STEWART PATRICK, ALEXANDRA HUGGINS
The “Global South” is making a linguistic comeback.
The renewed currency of the catchall term—one of many that have been used colloquially to describe the world’s political and economic divisions—is unsurprising. Escalating geopolitical rivalry between the United States and China has revived bipolar dynamics reminiscent of the Cold War, when much of the world became pawns in a superpower competition. Moscow’s aggression against Ukraine has only intensified pressure on developing nations to pick a side between the democratic West and authoritarian China and Russia—a choice that many resist. Meanwhile, a succession of systemic shocks—including the coronavirus pandemic, economic fallout from Ukraine, and the deepening climate emergency—have underscored the gross inequities at the core of the world economy and the vulnerability of lower- and middle-income nations to political, economic, and ecological crises not of their own making.
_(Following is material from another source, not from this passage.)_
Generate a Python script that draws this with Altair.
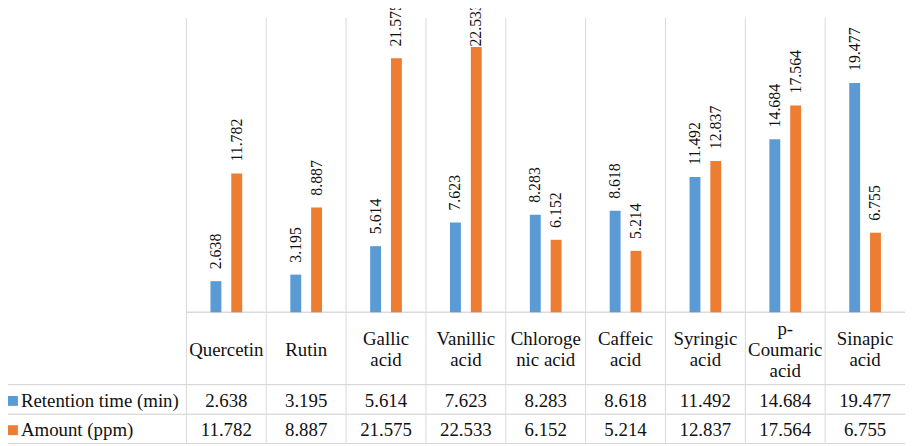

Academic use of the term has exploded, and leaders of international organizations and major democracies are deploying the phrase with notable frequency. “Many countries of the Global South face huge debts, increasing poverty and hunger, and the growing impacts of the climate crisis,” UN Secretary-General Antonio Guterres lamented last November, as the world’s population topped 8 billion. World Bank President Ajay Banga has used the term, as has U.S. President Joe Biden and his senior administration officials, including the national security adviser and the secretary of commerce. More significantly, some leaders of the very nations the label purports to describe have embraced it. Standing beside Biden at a June 22 White House press conference, Indian Prime Minister Narendra Modi declared that “lending a voice to the priorities of the Global South” is a central objective of India’s G20 chairmanship.
The phrase has once again become a convenient shorthand for a broad swath of nations seeking to overhaul the unjust structures of the global economy, hedge their strategic bets, and promote the emergence of a more multipolar system. But analysts and policymakers would be wise to invoke the term with greater restraint, both to avoid unwarranted generalizations and to steer clear of past mistakes.